The Bureau of Labor Statistics released its monthly employment survey results last Friday. According to the survey, the 180,000 new jobs created in March brought the nationwide unemployment rate down to 4.4 percent.

But this good news has been completely misinterpreted by local economic pundit George Chamberlin. Chamberlin, who serves as executive editor at the San Diego Daily Transcript, had this to say in his Friday column:

Most U.S. financial markets are closed today in observance of Good Friday. But, that didn’t stop the Labor Department from issuing a strong report on the nation’s job market. Payrolls in March rose by 180,000, well above expectations. And, January and February reports were revised to show a total increase of 32,000 jobs. Add all those jobs together and you can see why the unemployment rate dipped to 4.4 percent, the lowest since October. The last time the jobless rate was lower was in 2001. Sure doesn’t sound like an employment report for a country that many people suggest is on the brink of a recession. [emphasis added]

Chamberlin is correct in noting that last time the unemployment rate was below 4.4 percent was in May 2001. What he fails to mention is that in May 2001, the nation was two months into a recession.

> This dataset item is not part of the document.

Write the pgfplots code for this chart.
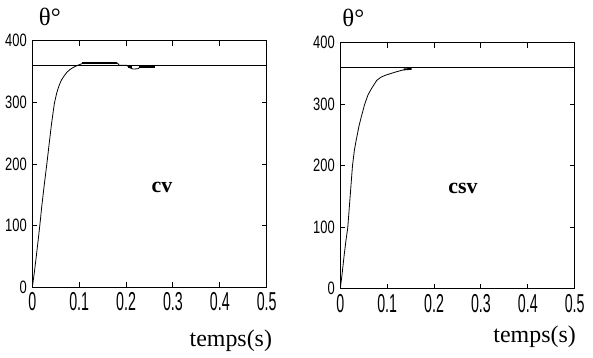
\documentclass[border=0pt]{standalone}
\usepackage{fontspec}
\setmainfont{Liberation Serif}
\newfontfamily\tickfont[FakeStretch=0.72]{Liberation Sans}
\newfontfamily\xtickfont[FakeStretch=0.55]{Liberation Sans}
\usepackage{pgfplots}
\pgfplotsset{compat=1.18}
\pgfplotsset{
  mstyle/.style={
    scale only axis,
    width=234.4bp,
    xmin=0, xmax=0.5, ymin=0, ymax=400,
    xtick={0,0.1,...,0.5},
    xticklabels={0,0.1,0.2,0.3,0.4,0.5},
    ytick={0,100,200,300,400},
    tick align=inside,
    xtick pos=both, ytick pos=both,
    major tick length=5bp,
    axis line style={line width=1.2bp},
    every tick/.style={black, line width=0.9bp},
    /pgf/number format/assume math mode=true,
    yticklabel style={font=\tickfont\fontsize{18}{18}\selectfont, inner sep=0pt, xshift=-5.4bp},
    xticklabel style={font=\xtickfont\fontsize{26}{26}\selectfont, inner sep=0pt, yshift=-5.4bp},
    clip mode=individual,
  }
}
\begin{document}
\begin{tikzpicture}
\useasboundingbox (0,0) rectangle (593bp,358bp);
% left: cv
\begin{axis}[mstyle, height=246.6bp, at={(32.3bp,70.7bp)}, anchor=south west]
\addplot[black, line width=1.2bp] coordinates {(0,360) (0.5,360)};
\addplot[black, line width=0.8bp] coordinates {
(0,0) (0.004,22) (0.008,47) (0.012,73) (0.016,100) (0.020,130) (0.025,163) (0.031,200)
(0.036,233) (0.041,265) (0.047,298) (0.052,315) (0.057,327) (0.062,336) (0.068,343)
(0.074,349) (0.080,353) (0.087,356.5) (0.095,359.5) (0.105,362.5) (0.11,363.5)};
\addplot[black, line width=2bp] coordinates {(0.105,364) (0.181,364)};
\addplot[black, line width=0.8bp] coordinates {(0.181,364) (0.186,360) (0.202,360) (0.208,356) (0.215,354) (0.225,354.5) (0.23,357)};
\addplot[black, line width=1.8bp] coordinates {(0.205,357.5) (0.212,357.5)};
\addplot[black, line width=1.8bp] coordinates {(0.228,357.5) (0.262,357.5)};
\node[font=\fontsize{25}{25}\selectfont] at (axis description cs:0.075,1.095) {θ°};
\node[font=\bfseries\fontsize{22}{22}\selectfont] at (axis description cs:0.553,0.403) {cv};
\node[font=\fontsize{24}{24}\selectfont] at (axis description cs:0.847,-0.218) {temps(s)};
\end{axis}
% right: csv
\begin{axis}[mstyle, height=246bp, at={(340.3bp,69.3bp)}, anchor=south west]
\addplot[black, line width=1.2bp] coordinates {(0,360) (0.5,360)};
\addplot[black, line width=0.8bp] coordinates {
(0,0) (0.004,25) (0.008,53) (0.012,78) (0.016,100) (0.021,150) (0.026,200) (0.030,225)
(0.034,242) (0.040,265) (0.045,280) (0.052,300) (0.059,315) (0.067,326) (0.078,339)
(0.087,344) (0.096,347) (0.108,350) (0.121,353) (0.133,355.5) (0.144,357)};
\addplot[black, line width=1.8bp] coordinates {(0.135,356.5) (0.152,357.5)};
\node[font=\fontsize{25}{25}\selectfont] at (axis description cs:0.056,1.10) {θ°};
\node[font=\bfseries\fontsize{22}{22}\selectfont] at (axis description cs:0.523,0.409) {csv};
\node[font=\fontsize{24}{24}\selectfont] at (axis description cs:0.829,-0.196) {temps(s)};
\end{axis}
\end{tikzpicture}
\end{document}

The fact is that the unemployment rate almost never rises substantially until after a recession has already begun. (See the excellent economagic.com chart generator for a visual). Low unemployment is good news, of course, and a low jobless rate does not by any means imply that a recession is near. But Chamberlin’s suggestion that low unemployment rules out an imminent recession is completely lacking in any factual basis.

Chamberlin managed to make a second misleading statement in the very same column, writing the following paragraph about the a new foreclosure website and the “so-called real estate bust:”

Could it be we are rapidly approaching the extreme in the so-called real estate bust? As reported in the Transcript yesterday, RealtyTrac is teaming up with Yahoo to create a foreclosure research center, whatever the heck that is. I guess if you lived in Georgia or Michigan where foreclosures are rampant, having a research center available would be a good thing. Sure, foreclosures here are higher than they’ve been in a few years, but still impact a fraction of all homeowners. [emphasis added]

I understand that there is some wiggle room about the definition of “a few.” But I’m pretty sure that the number fourteen falls outside the typically accepted range. In March 2007, more San Diegans entered the foreclosure process (as measured by notices of default adjusted for population growth) than they did during any month since March 1993.

So while it’s true that foreclosures impact “a fraction” of homeowners, it looks like that fraction is higher than it was throughout almost all of the 1990s housing bust. That’s without even considering the widely acknowledged increase in exotic mortgage resets that stands a good chance of accelerating the pace of foreclosures in the months ahead.

I sent Chamberlin an email message inquiring about these inconsistencies on Monday. I haven’t heard anything back.